=== Your task ===
For this exercise, repeat all of the material verbatim apart from its images.

=== Stored data ===
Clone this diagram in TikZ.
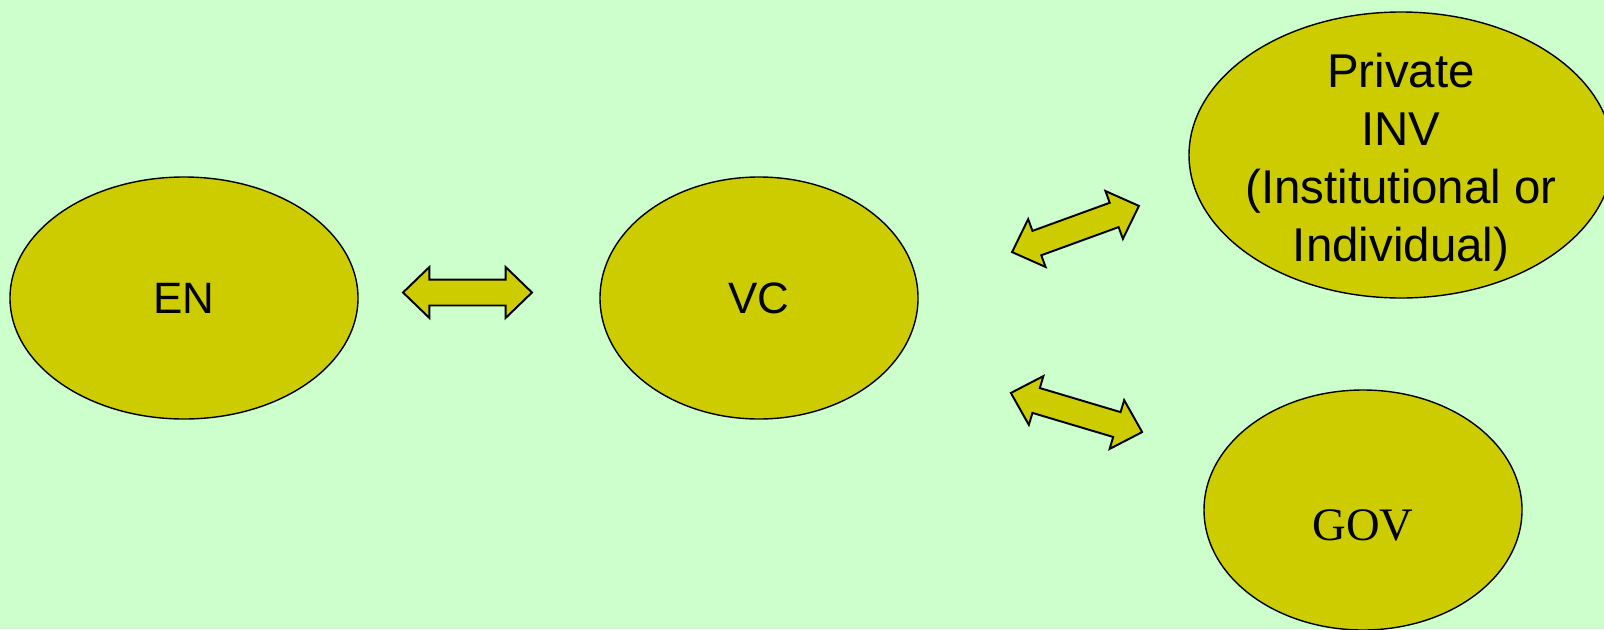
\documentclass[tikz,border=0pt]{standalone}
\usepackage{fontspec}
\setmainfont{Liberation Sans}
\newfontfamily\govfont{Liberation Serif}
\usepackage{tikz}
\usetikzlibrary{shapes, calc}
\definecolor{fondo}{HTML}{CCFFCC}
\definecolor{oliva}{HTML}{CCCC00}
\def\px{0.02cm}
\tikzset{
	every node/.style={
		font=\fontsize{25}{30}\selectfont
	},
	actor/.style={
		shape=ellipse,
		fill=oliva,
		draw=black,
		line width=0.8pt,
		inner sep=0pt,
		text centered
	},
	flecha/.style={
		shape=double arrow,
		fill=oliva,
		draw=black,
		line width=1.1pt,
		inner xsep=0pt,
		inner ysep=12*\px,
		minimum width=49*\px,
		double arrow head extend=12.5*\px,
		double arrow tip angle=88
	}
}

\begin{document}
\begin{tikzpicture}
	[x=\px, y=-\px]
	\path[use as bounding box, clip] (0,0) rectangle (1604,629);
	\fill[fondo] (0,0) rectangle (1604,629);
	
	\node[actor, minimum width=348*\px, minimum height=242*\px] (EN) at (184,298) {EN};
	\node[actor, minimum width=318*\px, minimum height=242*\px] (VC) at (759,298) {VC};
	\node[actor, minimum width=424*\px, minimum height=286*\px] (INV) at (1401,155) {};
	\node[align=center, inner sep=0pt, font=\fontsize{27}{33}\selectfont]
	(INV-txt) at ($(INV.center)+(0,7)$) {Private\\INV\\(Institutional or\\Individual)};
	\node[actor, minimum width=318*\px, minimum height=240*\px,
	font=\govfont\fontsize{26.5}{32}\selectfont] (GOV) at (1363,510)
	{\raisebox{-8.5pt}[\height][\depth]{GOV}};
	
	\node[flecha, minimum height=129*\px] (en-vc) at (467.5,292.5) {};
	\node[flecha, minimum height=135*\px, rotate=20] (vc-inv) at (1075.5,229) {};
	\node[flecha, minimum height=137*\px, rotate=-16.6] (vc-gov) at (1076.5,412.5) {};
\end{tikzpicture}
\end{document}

=== The completed task ===
Clone this diagram in TikZ.
\documentclass[tikz,border=0pt]{standalone}
\usepackage{fontspec}
\setmainfont{Liberation Sans}
\newfontfamily\govfont{Liberation Serif}
\usepackage{tikz}
\usetikzlibrary{shapes, calc}
\definecolor{fondo}{HTML}{CCFFCC}
\definecolor{oliva}{HTML}{CCCC00}
\def\px{0.02cm}
\tikzset{
	every node/.style={
		font=\fontsize{25}{30}\selectfont
	},
	actor/.style={
		shape=ellipse,
		fill=oliva,
		draw=black,
		line width=0.8pt,
		inner sep=0pt,
		text centered
	},
	flecha/.style={
		shape=double arrow,
		fill=oliva,
		draw=black,
		line width=1.1pt,
		inner xsep=0pt,
		inner ysep=12*\px,
		minimum width=49*\px,
		double arrow head extend=12.5*\px,
		double arrow tip angle=88
	}
}

\begin{document}
\begin{tikzpicture}
	[x=\px, y=-\px]
	\path[use as bounding box, clip] (0,0) rectangle (1604,629);
	\fill[fondo] (0,0) rectangle (1604,629);
	
	\node[actor, minimum width=348*\px, minimum height=242*\px] (EN) at (184,298) {EN};
	\node[actor, minimum width=318*\px, minimum height=242*\px] (VC) at (759,298) {VC};
	\node[actor, minimum width=424*\px, minimum height=286*\px] (INV) at (1401,155) {};
	\node[align=center, inner sep=0pt, font=\fontsize{27}{33}\selectfont]
	(INV-txt) at ($(INV.center)+(0,7)$) {Private\\INV\\(Institutional or\\Individual)};
	\node[actor, minimum width=318*\px, minimum height=240*\px,
	font=\govfont\fontsize{26.5}{32}\selectfont] (GOV) at (1363,510)
	{\raisebox{-8.5pt}[\height][\depth]{GOV}};
	
	\node[flecha, minimum height=129*\px] (en-vc) at (467.5,292.5) {};
	\node[flecha, minimum height=135*\px, rotate=20] (vc-inv) at (1075.5,229) {};
	\node[flecha, minimum height=137*\px, rotate=-16.6] (vc-gov) at (1076.5,412.5) {};
\end{tikzpicture}
\end{document}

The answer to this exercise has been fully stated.